* **WHAT IS REQUIRED**: Each line of the material below that holds the word "this" needs to be copied.

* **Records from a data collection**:
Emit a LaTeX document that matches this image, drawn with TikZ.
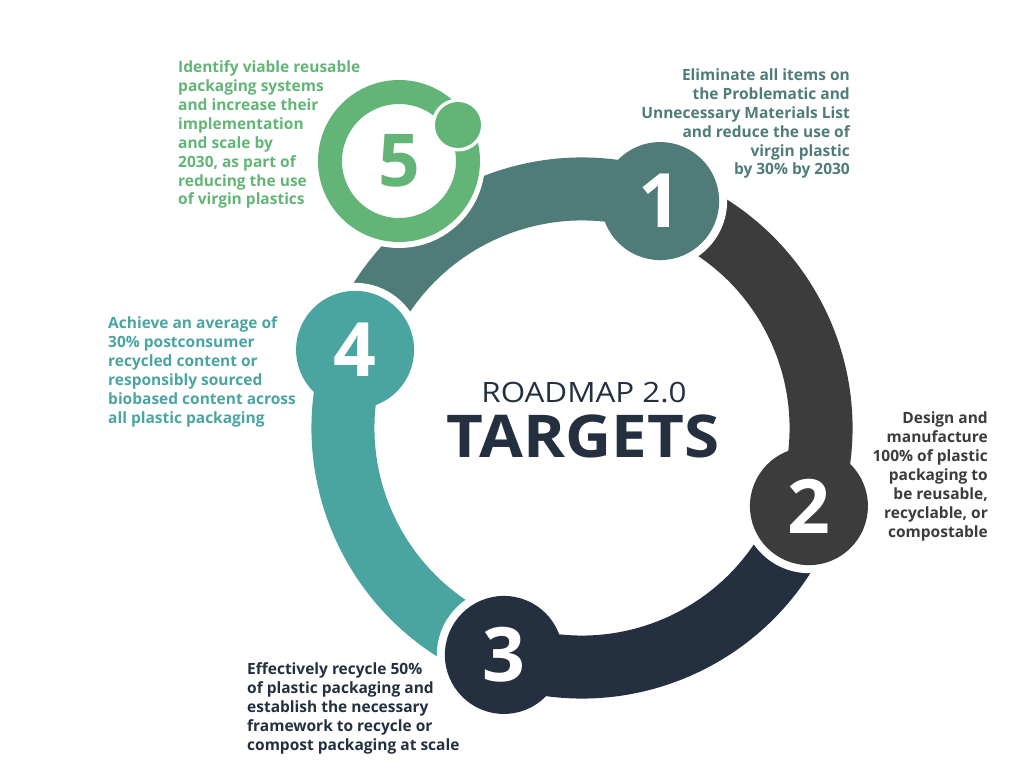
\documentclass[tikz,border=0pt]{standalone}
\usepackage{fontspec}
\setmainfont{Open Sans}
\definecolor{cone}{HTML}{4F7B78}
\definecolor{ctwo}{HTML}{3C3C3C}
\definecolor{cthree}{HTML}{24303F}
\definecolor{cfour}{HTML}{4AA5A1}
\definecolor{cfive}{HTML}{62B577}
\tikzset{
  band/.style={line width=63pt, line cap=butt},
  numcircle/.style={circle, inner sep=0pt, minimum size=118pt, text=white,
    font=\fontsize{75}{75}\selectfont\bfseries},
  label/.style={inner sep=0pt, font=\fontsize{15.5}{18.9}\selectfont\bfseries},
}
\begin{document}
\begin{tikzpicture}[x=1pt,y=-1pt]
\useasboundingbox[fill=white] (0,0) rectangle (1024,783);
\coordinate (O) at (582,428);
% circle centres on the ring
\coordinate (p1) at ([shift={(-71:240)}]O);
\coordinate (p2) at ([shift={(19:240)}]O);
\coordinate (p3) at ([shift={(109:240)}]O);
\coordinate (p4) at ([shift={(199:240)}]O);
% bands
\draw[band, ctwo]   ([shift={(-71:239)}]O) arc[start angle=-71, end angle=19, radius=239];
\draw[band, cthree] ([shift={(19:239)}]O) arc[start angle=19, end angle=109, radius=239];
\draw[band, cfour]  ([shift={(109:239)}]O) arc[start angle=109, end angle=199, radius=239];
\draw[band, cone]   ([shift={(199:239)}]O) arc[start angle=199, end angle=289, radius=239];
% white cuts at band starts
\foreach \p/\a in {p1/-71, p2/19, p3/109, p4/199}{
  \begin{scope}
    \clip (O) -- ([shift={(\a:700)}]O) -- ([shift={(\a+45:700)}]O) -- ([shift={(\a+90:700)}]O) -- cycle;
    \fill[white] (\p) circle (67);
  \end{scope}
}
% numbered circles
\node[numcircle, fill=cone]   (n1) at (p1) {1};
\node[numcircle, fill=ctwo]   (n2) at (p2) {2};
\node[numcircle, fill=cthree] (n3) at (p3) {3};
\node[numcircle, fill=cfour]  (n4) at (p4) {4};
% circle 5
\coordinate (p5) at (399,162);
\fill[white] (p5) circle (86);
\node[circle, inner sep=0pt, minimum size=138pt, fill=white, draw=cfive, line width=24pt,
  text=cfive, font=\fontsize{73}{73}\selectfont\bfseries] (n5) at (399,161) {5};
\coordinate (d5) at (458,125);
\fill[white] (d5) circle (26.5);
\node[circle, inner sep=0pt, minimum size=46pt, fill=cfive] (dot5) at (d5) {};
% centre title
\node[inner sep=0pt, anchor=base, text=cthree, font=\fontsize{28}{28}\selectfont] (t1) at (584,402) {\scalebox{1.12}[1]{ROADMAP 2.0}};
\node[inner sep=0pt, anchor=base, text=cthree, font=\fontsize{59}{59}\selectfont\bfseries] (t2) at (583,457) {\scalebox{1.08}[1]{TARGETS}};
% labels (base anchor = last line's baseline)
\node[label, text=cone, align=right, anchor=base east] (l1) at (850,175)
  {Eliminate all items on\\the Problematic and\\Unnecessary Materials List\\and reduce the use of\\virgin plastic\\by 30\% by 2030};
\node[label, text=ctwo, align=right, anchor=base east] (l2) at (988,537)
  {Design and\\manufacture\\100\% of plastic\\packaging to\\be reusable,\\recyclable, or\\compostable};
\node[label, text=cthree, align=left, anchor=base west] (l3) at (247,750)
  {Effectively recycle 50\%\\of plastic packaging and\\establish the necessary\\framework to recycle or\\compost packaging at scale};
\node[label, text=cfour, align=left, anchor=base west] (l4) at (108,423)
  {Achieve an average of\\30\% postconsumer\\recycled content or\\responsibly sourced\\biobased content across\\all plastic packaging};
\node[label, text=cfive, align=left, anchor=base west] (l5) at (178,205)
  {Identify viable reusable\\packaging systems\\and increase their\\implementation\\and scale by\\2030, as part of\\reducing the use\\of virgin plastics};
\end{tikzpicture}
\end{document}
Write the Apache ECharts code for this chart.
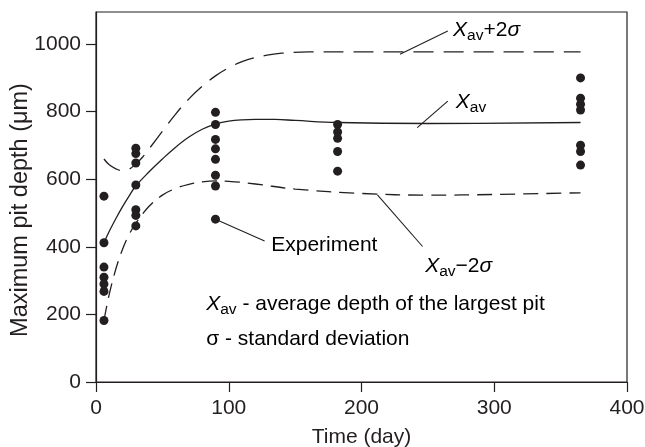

* **FINISHED ANSWER**:
Emit a LaTeX document that matches this image, drawn with TikZ.
Write the Apache ECharts code for this chart.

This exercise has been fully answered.